Striped bass don’t think as such, but instead are tuned to act in their environment through a set of innate inclinations that preferentially prioritize some behaviors and environmental conditions over others. These innate biases shape behavior to maximize survival and inform when, where, and how they feed. Think of them not as precise instructions, but rather as an internal set of values that “weights” experience, inclining action in one direction and inhibiting it in others. Many innate biases are common knowledge among fishers: striped bass prefer breaks in current and edges of current; they prefer to ambush prey and use big water to do so; they will eat during the day but prefer nocturnal conditions.

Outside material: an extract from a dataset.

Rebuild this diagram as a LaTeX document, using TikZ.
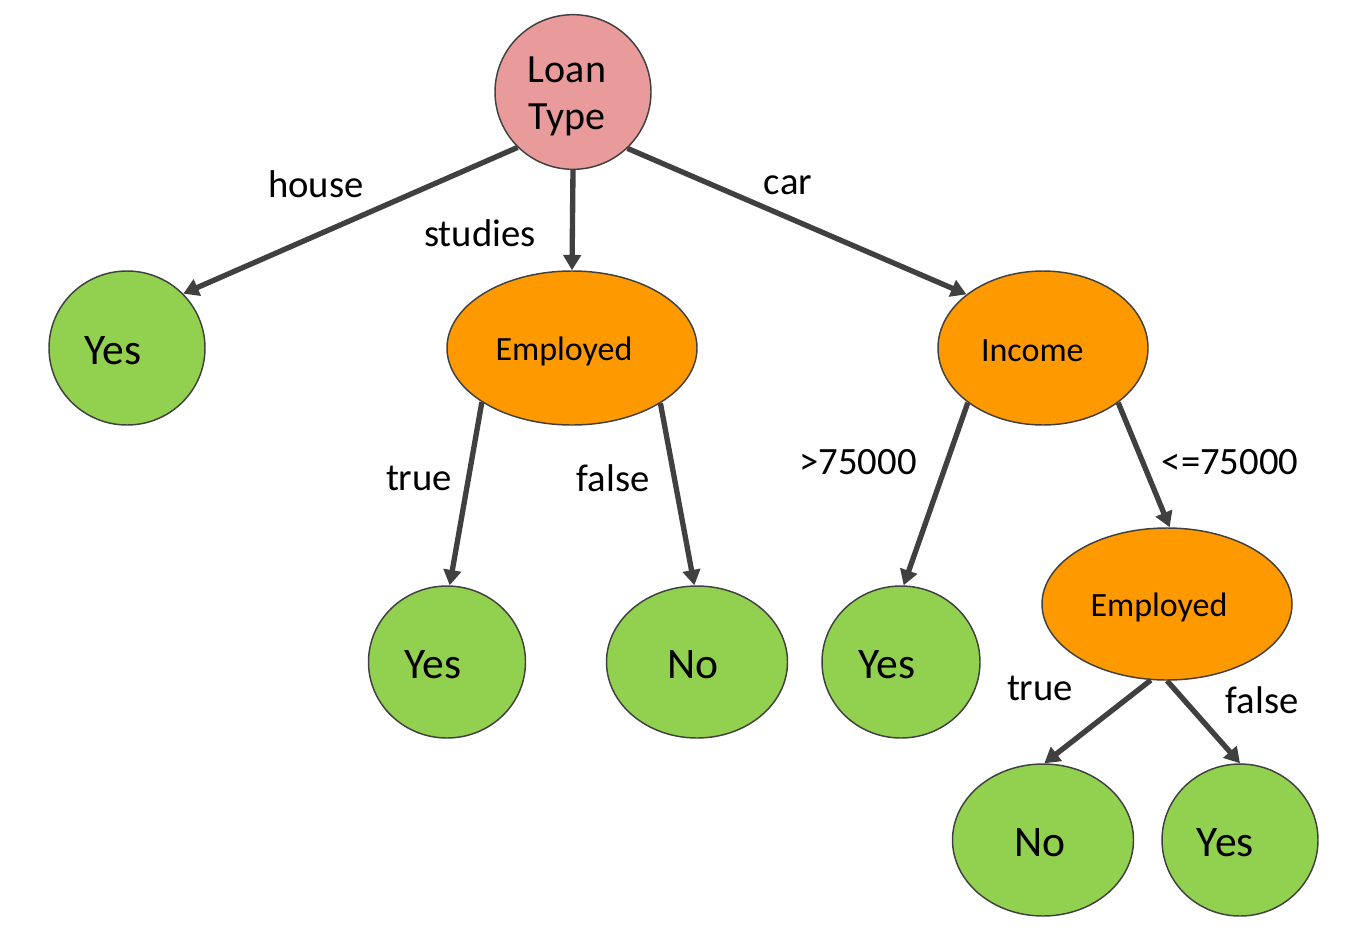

What my dog taught me was that older bass become more predictable, more precisely regulated in the expression of their internal preferences than younger striped bass. Years of repeating some behaviors more often than other have strengthened the underlying neuroanatomy that how supports older and bigger bass behave. The innate values for those behaviors becomes more heavily weighted, leading to their more frequent and consistent expression. The opposite happens as well, with other behaviors undertaken less often or random actions weakening or dropping out altogether.
We often think of older, big striped bass as lazy and smart. While true to an extent, it’s also a projection of human attributes onto stripers that leads to an imprecise understanding of what make them tick. Instead, I think of huge old bass as highly efficient in seeking the best feeding opportunities that expend the least calories. What we are describing when we think of striped bass as smart and lazy is the end result of innate biases over time becoming more strictly regulated, intensified, and dominant by the behavior-neural pathway feedback loop.
Trophy hunters who pursue huge striped bass and come to learn their behavioral traits often comment that big bass act like an entirely different species. Years of a feedback loop shaping and focusing their behavior one small quantitative step at a time, leads to a qualitative difference (something I actually see with Prince as well). Older, big bass may feed in very narrow tide/current windows, so that there are many times you can catch teen or 20-pound bass and then the bite dies off. At that point, most anglers leave, but that is exactly when a trophy hunter wants to fish, knowing that as the tide has slacked out, large bass may briefly feed. Older, large bass seem to prefer current, but confine themselves to only the smallest areas with optimal current breaks. They don’t seem to travel in large schools. They typically won’t chase after baits that aren’t right in front of them.
Old, giant bass are predictable, but how they behave is different and it takes time to understand the when, where, and what of their behavior. Their high level of predictability may be comforting since it lets you figure out and reliably fish a pattern or bite window, but that predictability is never 100%. Nature is always complex, leading to variation and uncertainty that at times is humbling, but also is what makes fishing continually challenging.